The report is evidence that the job market is barely improving even as the economy grows. Most economists expect hiring to pick up this year, although the unemployment rate will likely remain high.

Employers in most states didn’t add any net new jobs last month. The number of jobs on employer payrolls fell in 35 states in December, the department said. Only 15 states reported gains. Layoffs have slowed dramatically in the past year, but hiring has yet to pick up.

This is not good news. Two gimpy legs. Household wealth is going to fall down.

But what do you expect? This is a Great Correction, isn’t it?

If you listen to the financial media, the State of the Union, or the stock market you’ll get a very different impression. Or just re-read the article above. It says “…the job market is barely improving.” In fact, it’s not improving at all. It’s getting worse. The population is growing. If employers don’t add new jobs, it means more people out of work.

Housing? Same story. It’s not “barely improving.” Houses are still losing value.

We could ask sarcastically: “So, where’s the recovery?”

But why bother? You know as well as we do that there is no recovery. And there’s not going to be a recovery.

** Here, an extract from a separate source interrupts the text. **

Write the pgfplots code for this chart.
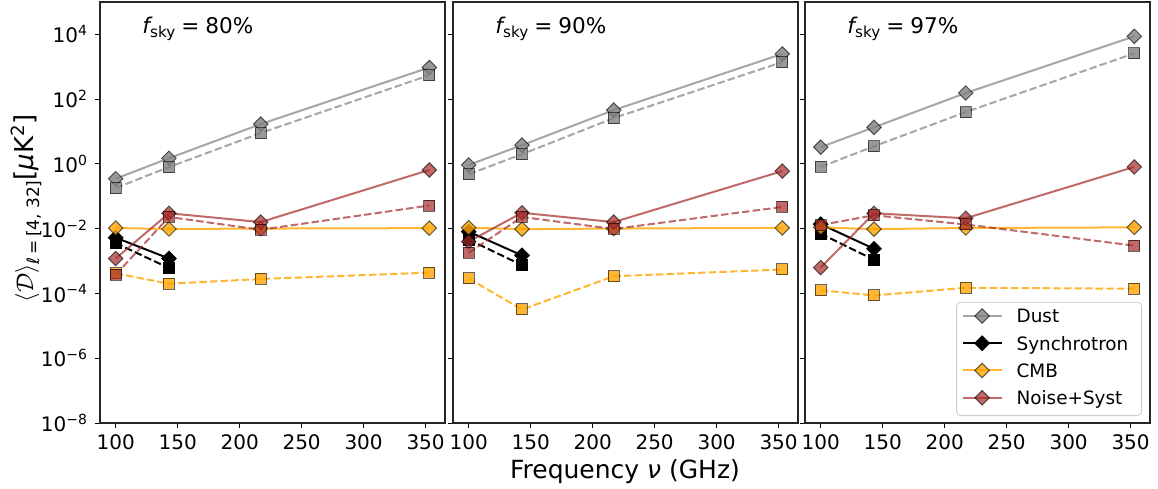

Instead, the economy has to move on…to something new. If the financial and political authorities suddenly came to their senses, we could imagine that a couple of rough years of bankruptcies and losses would be followed by a long period of new growth.

But we weren’t born yesterday. This is not a dream. It’s reality. And if our new theory is correct, the authorities are not going to come to their senses. Because they’re paid not to. Ben Bernanke has to believe his crackpot activism will pay off. Otherwise, he’d have to renounce the whole project…and admit that he’s been a fool. He’d also be out of a job – because neither the bankers nor the politicians would allow the chips to fall where they may. Hey – they own those chips!

But couldn’t the feds all get a Ron Paul makeover and come to see that their interventions were actually making thing worse – by adding even more debt and delaying the necessary adjustments?

Nope. Not gonna happen. Remember, a government is the result of natural selection, not rational thought. Its primary objective is to survive. And it does so by protecting its niche – at all cost.

Peter Orzag, writing in The Financial Times:

Most fundamentally it is difficult to see how the medium-term federal deficit can be reduced to sustainable levels without additional tax revenues from those earning less than $250,000 a year. And yet it is equally difficult to see the political system embracing that reality without being forced to do so by the bond market.

The feds cannot suddenly stop rigging the system for the benefit of their favored groups and supporters. A flesh-eating dinosaur can’t suddenly become a vegetarian.

The elite, the privileged, the parasites and the zombies are the feds’ base of power. Lose them and the government is out of business.